I used to be the unit psychologist and primary therapist for an inpatient psychiatric unit that specialized in the treatment of complex trauma and dissociative disorders. Most of our patients were adults who had been abused or otherwise traumatized as children, and who were now having difficulty functioning in their everyday lives.
In that job, I learned— often the hard way— that if recovery is to succeed, it needs to start with each patient’s strengths, values, and goals.
And no two patients are going to be exactly the same when it comes to strengths, values, and goals.
Unfortunately, I see many, many programs— and individual therapists— who want to start out from the exact opposite approach.
They label themselves “trauma therapists,” and they tend to start out— with the best of intentions— from models of trauma treatment, instead of with individual patients.
It’s one of my central disagreements with the trauma treatment field in general that we need to start out from the phenomenology of trauma (i.e., what “trauma” in broad, general strokes looks like and does to the brain).
I disagree with this premise because its’ my observation and experience that “trauma” rarely affects any two people the same.
We can understand “trauma” all day long, in the abstract…but none of it does us much good if we don’t understand the person who has been traumatized.
Recovery is not about treating trauma.
Recovery is about treating, healing, rediscovering, and rebuilding people.
Real life people. People who are mothers, fathers, sons, siblings.
People who own cats and dogs, who like rock concerts and classical sonatas.
I would once have said I am a trauma therapist. I don’t say that anymore— but not because I don’t work with patients who have been traumatized.
I now say I am a therapist who treats people who have been traumatized.
I don’t treat trauma. I treat people.
And I am so, so over programs and therapists that seem to think their specialty is “trauma.”
Why does any of this matter to you?
Because the way many clinical systems are structured right now tends to overemphasize diagnosis and pathology.
By their very nature they want to categorize people by what’s “wrong” with them.
Don’t get me wrong, on a practical level, I understand why this is. If you’re an insurance company or a hospital, you have to have some way of organizing and prioritizing the way you deliver services.

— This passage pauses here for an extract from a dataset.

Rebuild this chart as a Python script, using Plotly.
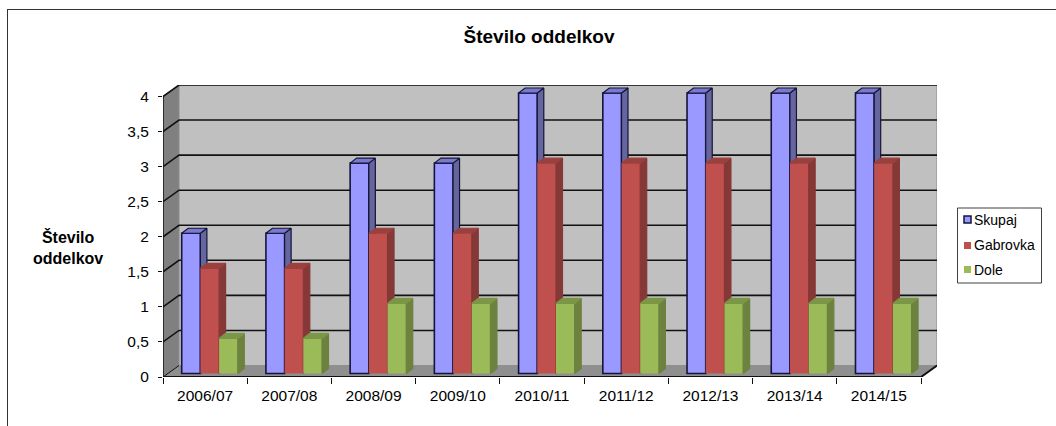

But on the level of therapists and patients, this emphasis on diagnosis and prognosis can be crippling.
People are not their pathology.
You are not your diagnosis.
You are a human with experiences, goals, values, needs— and strengths.
Not to mention the toughness and resilience that got you this far.
When you are creating your individual recovery plan, whether you are doing it on your own or with the collaboration of a mental health care professional, don’t start with the phenomenology of trauma.
Start with you.
Start with who you are and what kind of life you want to create.
Start with what you are good at, what you’ve succeeded at in the past.
Don’t start by asking what’s gone wrong— start by asking how you’ve survived so far. Ask yourself HOW you’ve gotten this far.
Start from a position of individuality and strengths.
Then head in the direction of solutions.